Estudos observacionais mostram que certos grupos são mais propensos a ter deficiências de vitamina D e a pegar covid-19 — em geral, pessoas mais velhas, pessoas com obesidade e pessoas com pele mais escura (incluindo pessoas negras e do sul da Ásia).
Pode ser que uma deficiência seja o motivo pelo qual esses grupos correm maior risco, ou pode haver outros fatores de saúde e ambientais que levam à queda nos níveis de vitamina D e maior suscetibilidade ao vírus.
Os níveis da vitamina também podem cair como consequência da doença, em vez de serem a sua causa.
Só seremos capazes de isolar a vitamina D como causa realizando testes controlados randomizados conduzidos adequadamente, como o que está sendo executado no momento na Queen Mary's University, no Reino Unido.
Um artigo da Universidade de Barcelona chamou atenção, alegando ter conduzido exatamente esse tipo de estudo.
Ele sugere que a vitamina D tem um sucesso impressionante, com uma redução de 80% nas admissões em terapia intensiva e uma redução de 60% nas mortes de covid.
Esse resultado foi amplamente compartilhado pela internet.
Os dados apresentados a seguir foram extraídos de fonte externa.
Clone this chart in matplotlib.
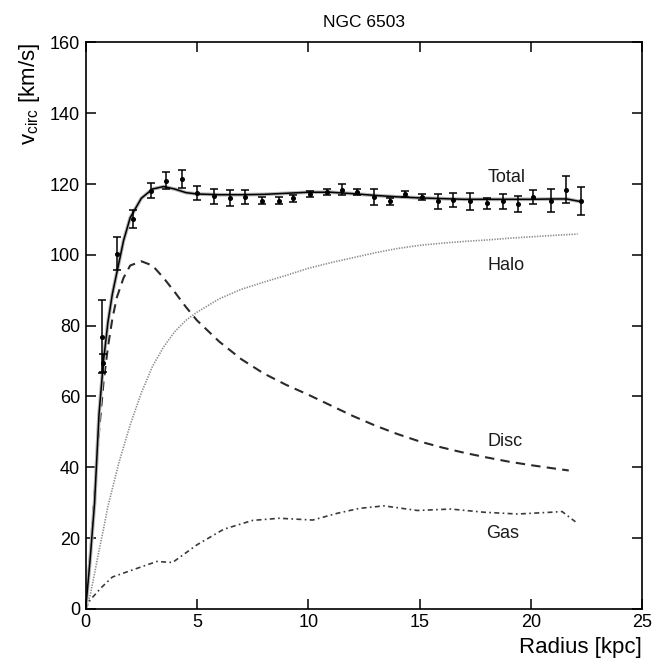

Mas, desde então, o estudo foi retirado do ar por "preocupações sobre a descrição da pesquisa". O periódico científico The Lancet, que o publicou originalmente, está agora conduzindo uma investigação sobre o artigo.
O problema é que essa retratação não foi compartilhada da mesma forma que o artigo original.
No estudo, a vitamina D foi administrada a todos os paciente em enfermarias, em vez de aleatoriamente para indivíduos, como deveria ter sido feito em uma pesqusa rigorosa.